Menurut Capt. Hakeng penambahan jumlah muatan ke kapal harus sangat diperhitungkan serta harus sesuai aturan. Mengingat kapasitas muatan berlebih atau over draft akan sangat berpengaruh terhadap keselamatan pelayaran di perairan.
“Patut diingat, mengenai syarat serta terpenuhinya persyaratan keselamatan dan keamanan yang menyangkut angkutan di perairan, pelabuhan dan lingkungan maritim. Saya mengingatkan kita semua jangan permisif terhadap prilaku tidak safety, membiarkan penambahan kapasitas 30 sd 75 persen dari maksimal daya tampung jelas tindakan yang sangat berbahaya bagi keselamatan kapal dan penumpangnya,” tegasnya.
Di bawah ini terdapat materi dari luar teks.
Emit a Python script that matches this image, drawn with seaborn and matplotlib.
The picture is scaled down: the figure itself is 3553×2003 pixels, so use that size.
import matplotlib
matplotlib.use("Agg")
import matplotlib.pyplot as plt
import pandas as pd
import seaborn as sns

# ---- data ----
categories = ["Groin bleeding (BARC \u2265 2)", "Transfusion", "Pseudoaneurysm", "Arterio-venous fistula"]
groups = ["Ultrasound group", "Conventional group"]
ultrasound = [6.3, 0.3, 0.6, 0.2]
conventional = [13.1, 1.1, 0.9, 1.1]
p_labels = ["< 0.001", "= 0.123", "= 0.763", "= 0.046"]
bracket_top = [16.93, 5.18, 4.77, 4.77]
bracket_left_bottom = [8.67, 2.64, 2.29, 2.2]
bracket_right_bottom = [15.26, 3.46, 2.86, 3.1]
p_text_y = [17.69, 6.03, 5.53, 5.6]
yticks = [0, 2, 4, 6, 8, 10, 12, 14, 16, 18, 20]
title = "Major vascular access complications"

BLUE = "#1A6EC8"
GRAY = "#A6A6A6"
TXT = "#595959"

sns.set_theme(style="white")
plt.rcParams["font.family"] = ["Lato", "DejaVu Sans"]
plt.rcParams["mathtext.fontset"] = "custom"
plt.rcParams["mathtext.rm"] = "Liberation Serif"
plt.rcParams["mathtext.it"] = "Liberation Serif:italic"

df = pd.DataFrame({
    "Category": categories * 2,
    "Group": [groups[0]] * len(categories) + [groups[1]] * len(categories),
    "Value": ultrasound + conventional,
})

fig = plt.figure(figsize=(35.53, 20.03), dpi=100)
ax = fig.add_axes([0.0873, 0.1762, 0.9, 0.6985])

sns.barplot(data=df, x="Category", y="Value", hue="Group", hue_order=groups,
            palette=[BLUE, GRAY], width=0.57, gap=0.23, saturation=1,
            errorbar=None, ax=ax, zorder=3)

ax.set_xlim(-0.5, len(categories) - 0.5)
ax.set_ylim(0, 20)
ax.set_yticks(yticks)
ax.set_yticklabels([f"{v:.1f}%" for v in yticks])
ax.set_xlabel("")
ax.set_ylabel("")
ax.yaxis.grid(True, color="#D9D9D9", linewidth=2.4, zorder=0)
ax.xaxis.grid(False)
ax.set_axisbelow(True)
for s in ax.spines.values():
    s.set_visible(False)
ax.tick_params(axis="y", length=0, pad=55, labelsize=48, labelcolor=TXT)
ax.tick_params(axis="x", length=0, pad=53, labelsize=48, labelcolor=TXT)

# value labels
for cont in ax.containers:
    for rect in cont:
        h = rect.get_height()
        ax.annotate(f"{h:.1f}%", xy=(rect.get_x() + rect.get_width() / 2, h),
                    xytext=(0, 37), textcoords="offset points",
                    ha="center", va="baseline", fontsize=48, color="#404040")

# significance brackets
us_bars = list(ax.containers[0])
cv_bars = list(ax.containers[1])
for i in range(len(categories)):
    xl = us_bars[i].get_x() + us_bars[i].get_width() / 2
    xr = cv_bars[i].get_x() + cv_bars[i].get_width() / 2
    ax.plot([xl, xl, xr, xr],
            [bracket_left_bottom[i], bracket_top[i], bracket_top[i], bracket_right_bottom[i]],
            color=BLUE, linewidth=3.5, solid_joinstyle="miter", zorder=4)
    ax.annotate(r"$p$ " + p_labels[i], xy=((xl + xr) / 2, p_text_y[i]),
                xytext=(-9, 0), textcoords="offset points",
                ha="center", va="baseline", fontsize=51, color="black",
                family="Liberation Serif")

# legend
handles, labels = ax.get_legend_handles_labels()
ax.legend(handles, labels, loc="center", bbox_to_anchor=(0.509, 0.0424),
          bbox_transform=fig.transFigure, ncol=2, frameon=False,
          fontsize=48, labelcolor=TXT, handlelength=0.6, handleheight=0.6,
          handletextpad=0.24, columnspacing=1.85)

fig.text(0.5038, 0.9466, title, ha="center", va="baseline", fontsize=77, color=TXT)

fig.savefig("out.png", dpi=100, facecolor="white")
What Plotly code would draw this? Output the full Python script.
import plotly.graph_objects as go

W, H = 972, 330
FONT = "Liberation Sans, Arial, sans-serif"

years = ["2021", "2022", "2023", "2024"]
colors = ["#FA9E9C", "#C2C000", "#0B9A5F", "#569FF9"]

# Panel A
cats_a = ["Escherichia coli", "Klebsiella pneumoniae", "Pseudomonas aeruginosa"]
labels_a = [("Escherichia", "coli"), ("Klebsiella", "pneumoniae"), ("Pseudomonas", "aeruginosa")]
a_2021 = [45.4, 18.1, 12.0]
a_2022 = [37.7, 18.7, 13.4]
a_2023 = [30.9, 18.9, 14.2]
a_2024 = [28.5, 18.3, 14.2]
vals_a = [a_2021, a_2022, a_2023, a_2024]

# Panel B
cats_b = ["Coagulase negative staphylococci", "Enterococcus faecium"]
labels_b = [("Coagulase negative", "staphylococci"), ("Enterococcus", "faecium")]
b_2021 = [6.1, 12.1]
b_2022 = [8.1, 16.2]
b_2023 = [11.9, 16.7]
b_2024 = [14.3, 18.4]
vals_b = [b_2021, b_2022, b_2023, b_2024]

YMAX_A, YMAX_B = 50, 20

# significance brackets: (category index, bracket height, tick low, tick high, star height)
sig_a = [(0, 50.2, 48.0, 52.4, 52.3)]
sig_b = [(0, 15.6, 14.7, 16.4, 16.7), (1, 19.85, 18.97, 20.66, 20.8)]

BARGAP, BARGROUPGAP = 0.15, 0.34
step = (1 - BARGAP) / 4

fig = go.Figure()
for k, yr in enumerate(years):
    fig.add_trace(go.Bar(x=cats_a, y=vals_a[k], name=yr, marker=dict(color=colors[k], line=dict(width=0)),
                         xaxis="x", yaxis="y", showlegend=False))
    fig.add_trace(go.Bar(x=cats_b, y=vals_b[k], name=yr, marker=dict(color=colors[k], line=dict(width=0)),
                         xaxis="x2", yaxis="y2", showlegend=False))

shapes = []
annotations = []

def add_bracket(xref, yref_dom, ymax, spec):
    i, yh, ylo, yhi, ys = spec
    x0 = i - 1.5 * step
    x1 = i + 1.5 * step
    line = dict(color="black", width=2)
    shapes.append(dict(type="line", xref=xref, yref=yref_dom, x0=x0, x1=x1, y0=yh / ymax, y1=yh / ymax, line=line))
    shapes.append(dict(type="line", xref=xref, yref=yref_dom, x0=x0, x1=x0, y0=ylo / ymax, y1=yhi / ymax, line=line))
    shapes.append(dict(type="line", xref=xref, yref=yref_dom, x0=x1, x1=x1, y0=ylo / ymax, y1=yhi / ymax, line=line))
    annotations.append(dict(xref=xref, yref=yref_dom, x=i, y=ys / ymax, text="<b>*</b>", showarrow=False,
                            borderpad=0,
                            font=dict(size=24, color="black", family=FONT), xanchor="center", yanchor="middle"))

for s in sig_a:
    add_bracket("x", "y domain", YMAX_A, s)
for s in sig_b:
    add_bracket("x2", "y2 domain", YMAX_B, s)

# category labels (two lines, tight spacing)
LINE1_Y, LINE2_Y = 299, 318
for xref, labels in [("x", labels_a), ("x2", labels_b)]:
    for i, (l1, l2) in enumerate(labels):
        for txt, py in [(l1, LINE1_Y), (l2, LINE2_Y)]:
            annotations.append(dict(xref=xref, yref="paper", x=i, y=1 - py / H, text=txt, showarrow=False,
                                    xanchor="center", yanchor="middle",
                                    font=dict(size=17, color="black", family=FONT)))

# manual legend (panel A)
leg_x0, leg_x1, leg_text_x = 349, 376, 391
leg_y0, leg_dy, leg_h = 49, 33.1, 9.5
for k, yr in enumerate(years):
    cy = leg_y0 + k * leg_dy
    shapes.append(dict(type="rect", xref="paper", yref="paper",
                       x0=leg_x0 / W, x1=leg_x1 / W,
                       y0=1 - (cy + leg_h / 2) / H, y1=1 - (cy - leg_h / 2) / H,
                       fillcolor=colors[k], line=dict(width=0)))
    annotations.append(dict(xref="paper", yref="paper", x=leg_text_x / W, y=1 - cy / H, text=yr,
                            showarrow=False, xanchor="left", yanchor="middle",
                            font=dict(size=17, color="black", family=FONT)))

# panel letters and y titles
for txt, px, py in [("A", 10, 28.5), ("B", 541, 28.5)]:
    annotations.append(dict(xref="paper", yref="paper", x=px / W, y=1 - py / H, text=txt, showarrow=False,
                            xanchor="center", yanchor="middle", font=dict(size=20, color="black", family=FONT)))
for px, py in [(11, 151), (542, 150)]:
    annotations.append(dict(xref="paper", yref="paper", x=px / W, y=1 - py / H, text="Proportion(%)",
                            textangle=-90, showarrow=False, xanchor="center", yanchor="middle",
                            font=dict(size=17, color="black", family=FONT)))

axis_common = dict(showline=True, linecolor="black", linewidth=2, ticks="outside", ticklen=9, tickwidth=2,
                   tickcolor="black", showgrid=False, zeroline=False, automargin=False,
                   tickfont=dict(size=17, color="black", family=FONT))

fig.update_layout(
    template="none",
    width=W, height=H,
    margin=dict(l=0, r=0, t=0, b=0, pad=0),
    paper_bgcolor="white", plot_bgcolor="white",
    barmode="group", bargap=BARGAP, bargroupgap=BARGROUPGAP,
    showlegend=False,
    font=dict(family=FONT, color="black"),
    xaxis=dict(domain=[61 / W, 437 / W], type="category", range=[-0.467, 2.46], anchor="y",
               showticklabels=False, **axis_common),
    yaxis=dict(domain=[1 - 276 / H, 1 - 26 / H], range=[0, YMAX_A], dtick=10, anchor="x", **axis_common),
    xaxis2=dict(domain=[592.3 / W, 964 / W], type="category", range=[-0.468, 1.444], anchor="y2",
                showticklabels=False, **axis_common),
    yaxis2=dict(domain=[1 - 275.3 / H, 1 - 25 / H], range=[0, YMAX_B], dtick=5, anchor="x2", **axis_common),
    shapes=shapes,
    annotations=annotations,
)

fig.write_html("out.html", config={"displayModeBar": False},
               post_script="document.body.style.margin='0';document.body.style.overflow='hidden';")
Sedangkan mengenai penerbitan SPB (Port Clearance) menurut Capt. Hakeng sepenuhnya merupakan proses pengawasan yang dilaksanakan oleh Syahbandar kepada kapal yang akan berlayar untuk memastikan bahwa kapal, awak kapal, beserta muatan telah memenuhi syarat administratif persyaratan keselamatan dan keamanan pelayaran dan perlindungan lingkungan maritim.
Karena itu, dia terkejut dengan adanya permintaan untuk melibatkan pihak kepolisian guna penerbitan SPB . Padahal Syahbandar merupakan pejabat pemerintah di pelabuhan yang ditunjuk oleh Menteri. Syahbandar memiliki kewenangan tertinggi untuk melaksanakan serta menjalankan pengawasan terhadap dipenuhinya ketentuan terutama menyangkut penjaminan keselamatan dan keamanan pelayaran.
Menurut Capt. Hakeng, bahwa Penerbitan SPB tidak ada kewajiban harus melapor ke Polri. Dalam penerbitan SPB, tidak ada kaitannya dengan Nota Kesepahaman antara Kemenhub RI dengan Polri No HK 202/13/DJPL/2020, no NK/21/2020 tentang Pelaksanaan Penegakan Hukum di Bidang Pelayaran.
Dalam proses penerbitan SPB, Syahbandar agar tetap berpedoman kepada Peraturan Menteri Perhubungan Nomor PM.82 tahun 2014 tentang Tata Cara Penerbitan SPB, yakni Adanya Master Sailing; Dokumen kapal, dokumen crew, muatan dan penumpang; Adanya Crew List; dan melampirkan Pelunasan Pembayaran Penerimaan Negara Bukan Pajak (PNBP). Jika semua perihal tersebut diatas telah terpenuhi, maka Surat Persetujuan Berlayar (SPB), dapat diproses lebih lanjut untuk diterbitkan.”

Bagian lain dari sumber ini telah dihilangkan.